Government fears that unchecked investments can be used as a means for converting black money into white.

Hyderabad: Investment in start-ups is considered as income and because of this, a sizeable portion of the funds raised by start-ups have to be paid as ‘angel’ tax. There is apparently no precedence anywhere in the world where an investment is treated as income and taxed in the hands of the company, except India.

Members of start-up ecosystem have started a petition “Save Indian start-ups” on change.org. Some start-ups in the city also reportedly received assessment notices in the past year to pay tax on the funds raised.

Mr Jay Krishnan, CEO of T-Hub, said, “The big point is that everybody is hoping for the angel tax to go away and the Hyderabad ecosystem is no different. The problem is that in the hands of the investee, it is treated as income. Several announcements have been made about revising the angel tax. If that comes through, it will be great.”

The government probably fears that if there are no checks and balances, black money will flow into start-ups massively. People will invest in start-ups at super high valuations just because they can pump much more money into a company and then use other means to turn it into white.

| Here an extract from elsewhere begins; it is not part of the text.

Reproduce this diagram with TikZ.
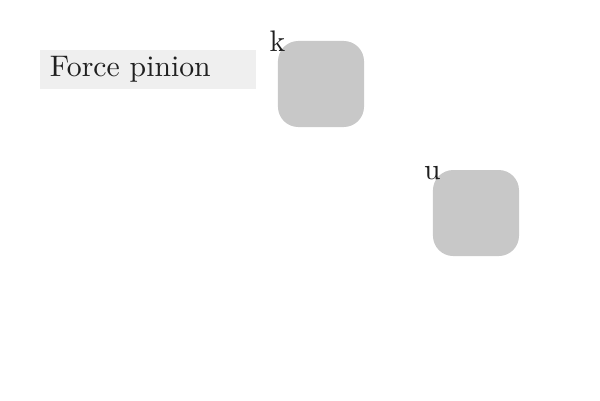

A serial entrepreneur who spoke on condition of anonymity, said, “In this whole charade, start-ups have the most to lose, and investors have the most to fear and ultimately, the ecosystem is disrupted. The problem is that the government wants the start-ups to do the heavy lifting. A start-up founder is an entrepreneur with so much to do and doing IT level due diligence on an investor is neither in their interest or their area of expertise. Furthermore, no start-up founder would be courageous enough to ask a HNI (high net worth individual) for his source of funds or income tax details.” An investor is already paying income tax and whatever is left after paying is what he invests in a start-up. In effect, the investor is being taxed twice, once on income, second on investment.

Srikanth Perepu of Hyderabad Angels said efforts are being made to help the government understand the repercussions of this. “When investors are part of angels network, they are directed through the company’s bank accounts. There is no way that any kind of cash component can influence and the colour of money can be traced. We should hear something favourable in the near future.”

Some companies are setting up operations outside the country for taxation and other reasons. Says Saurabh Marda, co-founder of Freyr Energy: “The range of investment instruments that international investors can use to fund start-ups in this country are currently very restricted, which has a negative impact on growth. Companies are left with no choice but to explore setting-up holding companies outside India. This creates tax complications at the time of investment rounds and exit/buyouts. Extending access to collateral free capital beyond Rs 2 crore would encourage the growth of start-ups.”